| Short task |
Search the data for the word "chart" and copy every line where it occurs.

******************************

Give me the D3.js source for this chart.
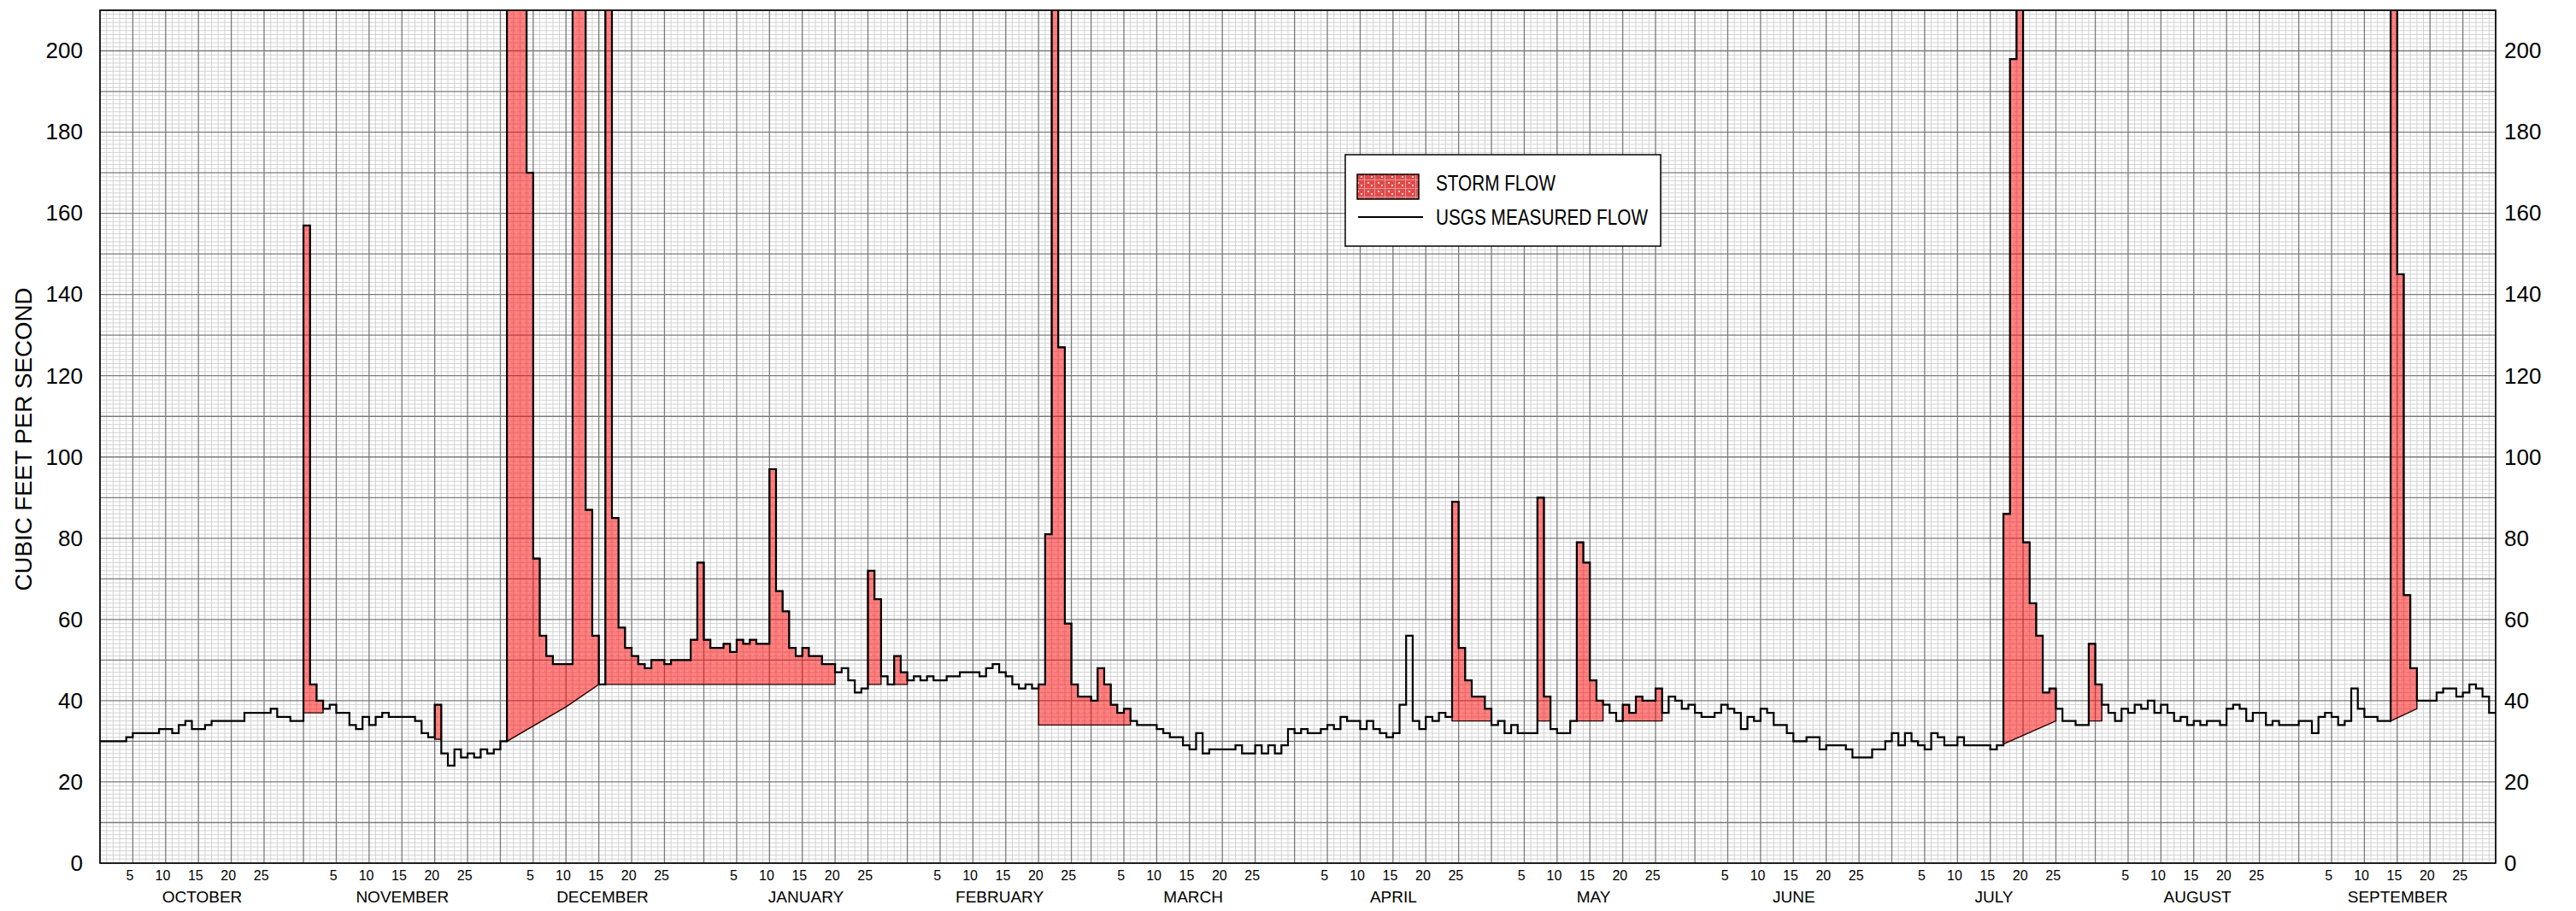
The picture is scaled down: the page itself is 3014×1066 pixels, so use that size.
<!DOCTYPE html>
<html>
<head>
<meta charset="utf-8">
<script src="https://cdn.jsdelivr.net/npm/d3@7"></script>
<style>
  html, body { margin: 0; padding: 0; background: #fff; }
  svg { display: block; font-family: "Liberation Sans", Arial, Helvetica, sans-serif; }
</style>
</head>
<body>
<svg id="chart" width="3014" height="1066"></svg>
<script>
// Water-year calendar (October through September)
const months = ["OCTOBER", "NOVEMBER", "DECEMBER", "JANUARY", "FEBRUARY", "MARCH",
                "APRIL", "MAY", "JUNE", "JULY", "AUGUST", "SEPTEMBER"];
const monthDays = [31, 30, 31, 31, 28, 31, 30, 31, 30, 31, 31, 30];
const dayTicks = [5, 10, 15, 20, 25];
const yTicks = [0, 20, 40, 60, 80, 100, 120, 140, 160, 180, 200];

// Daily mean flow, cubic feet per second
const octFlow = [30,30,30,30,31,32,32,32,32,33,33,32,34,35,33,33,34,35,35,35,35,35,37,37,37,37,38,36,36,35,35];
const novFlow = [157,44,40,38,39,37,37,34,33,36,34,36,37,36,36,36,36,35,32,31,39,27,24,28,26,27,26,28,27,28];
const decFlow = [30,480,350,240,170,75,56,51,49,49,49,310,260,87,56,44,290,85,58,53,51,49,48,50,50,49,50,50,50,55,74];
const janFlow = [55,53,53,54,52,55,54,55,54,54,97,67,62,53,51,53,51,51,49,49,47,48,45,42,43,72,65,46,44,51,47];
const febFlow = [45,46,45,46,45,45,46,46,47,47,47,46,48,49,47,46,44,43,44,43,44,81,420,127,59,44,41,41];
const marFlow = [40,48,44,39,37,38,35,34,34,34,33,32,31,31,29,28,32,27,28,28,28,28,29,27,27,29,27,29,27,29,33];
const aprFlow = [32,33,32,32,33,34,33,36,35,35,33,35,33,32,31,32,39,56,35,33,36,35,37,36,89,53,45,41,41,38];
const mayFlow = [34,35,32,34,32,32,32,90,41,33,32,32,35,79,74,45,40,39,37,35,39,37,41,40,40,43,37,41,40,38,39];
const junFlow = [37,36,36,37,39,38,37,33,36,35,38,37,34,34,32,30,30,31,31,28,29,29,29,28,26,26,26,28,28,30];
const julFlow = [32,29,32,30,29,28,32,31,29,29,31,29,29,29,29,28,29,86,198,380,79,64,56,42,43,38,35,35,34,34,54];
const augFlow = [44,39,37,35,38,37,39,38,40,37,39,37,35,36,34,35,34,35,35,34,38,39,38,35,37,37,34,35,34,34,34];
const sepFlow = [35,35,32,36,37,36,34,35,43,38,36,36,35,35,330,145,66,48,40,40,40,42,43,43,41,42,44,43,41,37];

// Storm-flow periods: day-index range and the separated base-flow line under each
const stormEvents = [
  { start: 31,  end: 34,  base: [[31, 37], [34, 37]] },
  { start: 51,  end: 52,  base: [[51, 30.5], [52, 30.5]] },
  { start: 62,  end: 112, base: [[62, 30], [71, 38.5], [76, 44], [112, 44]] },
  { start: 117, end: 119, base: [[117, 44], [119, 44]] },
  { start: 121, end: 123, base: [[121, 44], [123, 44]] },
  { start: 143, end: 157, base: [[143, 34], [157, 34]] },
  { start: 206, end: 212, base: [[206, 35], [212, 35]] },
  { start: 219, end: 221, base: [[219, 35], [221, 35]] },
  { start: 225, end: 229, base: [[225, 35], [229, 35]] },
  { start: 232, end: 238, base: [[232, 35], [238, 35]] },
  { start: 290, end: 298, base: [[290, 29.3], [298, 35]] },
  { start: 303, end: 305, base: [[303, 35], [305, 35]] },
  { start: 349, end: 353, base: [[349, 35], [353, 38]] }
];

const flow = [].concat(octFlow, novFlow, decFlow, janFlow, febFlow, marFlow,
                       aprFlow, mayFlow, junFlow, julFlow, augFlow, sepFlow);
const nDays = flow.length;
const monthStart = monthDays.map((_, i) => d3.sum(monthDays.slice(0, i)));

const plot = { left: 117, right: 2920, top: 12, bottom: 1010 };
const svg = d3.select("#chart");

const x = d3.scaleLinear().domain([0, nDays]).range([plot.left, plot.right]);
const y = d3.scaleLinear().domain([0, 210]).range([plot.bottom, plot.top]);

const defs = svg.append("defs");
defs.append("clipPath").attr("id", "plotClip")
  .append("rect")
  .attr("x", plot.left).attr("y", plot.top)
  .attr("width", plot.right - plot.left).attr("height", plot.bottom - plot.top);

// translucent red with a sparse dot texture
const pat = defs.append("pattern").attr("id", "stormFill")
  .attr("patternUnits", "userSpaceOnUse")
  .attr("x", plot.left).attr("y", plot.top)
  .attr("width", x(1) - x(0)).attr("height", 9.5);
pat.append("rect").attr("width", x(1) - x(0)).attr("height", 9.5)
  .attr("fill", "#ff0000").attr("fill-opacity", 0.5);
pat.append("rect").attr("x", 3).attr("y", 4).attr("width", 1).attr("height", 1)
  .attr("fill", "#ffffff").attr("fill-opacity", 0.55);

// legend swatch texture
const pat2 = defs.append("pattern").attr("id", "swatchFill")
  .attr("patternUnits", "userSpaceOnUse")
  .attr("width", 12).attr("height", 10);
pat2.append("rect").attr("width", 12).attr("height", 10).attr("fill", "#e64848");
pat2.append("rect").attr("x", 0).attr("y", 0).attr("width", 12).attr("height", 1)
  .attr("fill", "#c9a0a0");
pat2.append("rect").attr("x", 0).attr("y", 0).attr("width", 1).attr("height", 10)
  .attr("fill", "#c9a0a0");
pat2.append("rect").attr("x", 4).attr("y", 3).attr("width", 2).attr("height", 2)
  .attr("fill", "#ffd0d0");
pat2.append("rect").attr("x", 8).attr("y", 6).attr("width", 2).attr("height", 2)
  .attr("fill", "#ffd0d0");

svg.append("rect").attr("width", 3014).attr("height", 1066).attr("fill", "#fff");

// ---- grid ----
const grid = svg.append("g");
const majorDays = [];
monthStart.forEach(s => { majorDays.push(s); dayTicks.forEach(dd => majorDays.push(s + dd)); });
majorDays.push(nDays);
const majorSet = new Set(majorDays);

grid.selectAll("line.vminor")
  .data(d3.range(0, nDays + 1).filter(d => !majorSet.has(d)))
  .join("line")
  .attr("x1", d => x(d)).attr("x2", d => x(d))
  .attr("y1", plot.top).attr("y2", plot.bottom)
  .attr("stroke", "#d2d2d2").attr("stroke-width", 1);

grid.selectAll("line.hminor")
  .data(d3.range(0, 211).filter(v => v % 10 !== 0))
  .join("line")
  .attr("x1", plot.left).attr("x2", plot.right)
  .attr("y1", v => y(v)).attr("y2", v => y(v))
  .attr("stroke", "#d2d2d2").attr("stroke-width", 1);

grid.selectAll("line.vmajor")
  .data(majorDays)
  .join("line")
  .attr("x1", d => x(d)).attr("x2", d => x(d))
  .attr("y1", plot.top).attr("y2", plot.bottom)
  .attr("stroke", "#7a7a7a").attr("stroke-width", 1.3);

grid.selectAll("line.hmajor")
  .data(d3.range(0, 211, 10))
  .join("line")
  .attr("x1", plot.left).attr("x2", plot.right)
  .attr("y1", v => y(v)).attr("y2", v => y(v))
  .attr("stroke", "#7a7a7a").attr("stroke-width", 1.3);

// ---- storm flow polygons ----
function stormOutline(ev) {
  const top = [];
  for (let d = ev.start; d < ev.end; d++) {
    top.push([d, flow[d]], [d + 1, flow[d]]);
  }
  return top.concat(ev.base.slice().reverse());
}
const polyLine = d3.line()
  .x(p => x(p[0])).y(p => y(p[1]))
  .curve(d3.curveLinearClosed);

const marks = svg.append("g").attr("clip-path", "url(#plotClip)");
marks.selectAll("path.storm")
  .data(stormEvents)
  .join("path")
  .attr("class", "storm")
  .attr("d", ev => polyLine(stormOutline(ev)))
  .attr("fill", "url(#stormFill)")
  .attr("stroke", "#2a0000")
  .attr("stroke-width", 1.4)
  .attr("stroke-linejoin", "miter");

// ---- measured flow step line ----
const stepPts = flow.map((v, i) => [i, v]);
stepPts.push([nDays, flow[nDays - 1]]);
const stepLine = d3.line()
  .x(p => x(p[0])).y(p => y(p[1]))
  .curve(d3.curveStepAfter);
marks.append("path")
  .attr("d", stepLine(stepPts))
  .attr("fill", "none")
  .attr("stroke", "#000")
  .attr("stroke-width", 2.2)
  .attr("stroke-linejoin", "miter");

// ---- frame ----
svg.append("rect")
  .attr("x", plot.left).attr("y", plot.top)
  .attr("width", plot.right - plot.left).attr("height", plot.bottom - plot.top)
  .attr("fill", "none").attr("stroke", "#000").attr("stroke-width", 1.6);

// ---- axes ----
function styleAxis(g, size) {
  g.select(".domain").remove();
  g.selectAll(".tick line").remove();
  g.selectAll("text")
    .attr("fill", "#000")
    .style("font-family", '"Liberation Sans", Arial, sans-serif')
    .style("font-size", size + "px");
}

svg.append("g")
  .attr("transform", `translate(${plot.left},0)`)
  .call(d3.axisLeft(y).tickValues(yTicks).tickSize(0).tickPadding(20))
  .call(g => styleAxis(g, 26));

svg.append("g")
  .attr("transform", `translate(${plot.right},0)`)
  .call(d3.axisRight(y).tickValues(yTicks).tickSize(0).tickPadding(10))
  .call(g => styleAxis(g, 26));

const dayPos = [];
const dayLabel = new Map();
monthStart.forEach(s => dayTicks.forEach(dd => {
  const p = s + dd - 0.5;
  dayPos.push(p);
  dayLabel.set(p, String(dd));
}));
svg.append("g")
  .attr("transform", `translate(0,${plot.bottom})`)
  .call(d3.axisBottom(x).tickValues(dayPos).tickFormat(p => dayLabel.get(p))
        .tickSize(0).tickPadding(9))
  .call(g => styleAxis(g, 16));

const monthPos = monthStart.map((s, i) => s + monthDays[i] / 2);
svg.append("g")
  .attr("transform", `translate(0,${plot.bottom})`)
  .call(d3.axisBottom(x).tickValues(monthPos).tickFormat((p, i) => months[i])
        .tickSize(0).tickPadding(33))
  .call(g => styleAxis(g, 19));

svg.append("text")
  .attr("transform", `translate(37,${(plot.top + plot.bottom) / 2 + 3}) rotate(-90)`)
  .attr("text-anchor", "middle")
  .attr("font-size", 27)
  .attr("textLength", 355)
  .attr("lengthAdjust", "spacingAndGlyphs")
  .text("CUBIC FEET PER SECOND");

// ---- legend ----
const lg = svg.append("g");
lg.append("rect")
  .attr("x", 1574).attr("y", 181).attr("width", 369).attr("height", 107)
  .attr("fill", "#fff").attr("stroke", "#000").attr("stroke-width", 1.5);
lg.append("rect")
  .attr("x", 1588).attr("y", 204).attr("width", 72).attr("height", 29)
  .attr("fill", "url(#swatchFill)").attr("stroke", "#000").attr("stroke-width", 1.5);
lg.append("line")
  .attr("x1", 1589).attr("x2", 1665).attr("y1", 254).attr("y2", 254)
  .attr("stroke", "#000").attr("stroke-width", 2);
lg.append("text")
  .attr("x", 1680).attr("y", 223)
  .attr("font-size", 25)
  .attr("textLength", 140).attr("lengthAdjust", "spacingAndGlyphs")
  .text("STORM FLOW");
lg.append("text")
  .attr("x", 1680).attr("y", 263)
  .attr("font-size", 25)
  .attr("textLength", 248).attr("lengthAdjust", "spacingAndGlyphs")
  .text("USGS MEASURED FLOW");
</script>
</body>
</html>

******************************

| Complete output |
Give me the D3.js source for this chart.
<svg id="chart" width="3014" height="1066"></svg>
const svg = d3.select("#chart");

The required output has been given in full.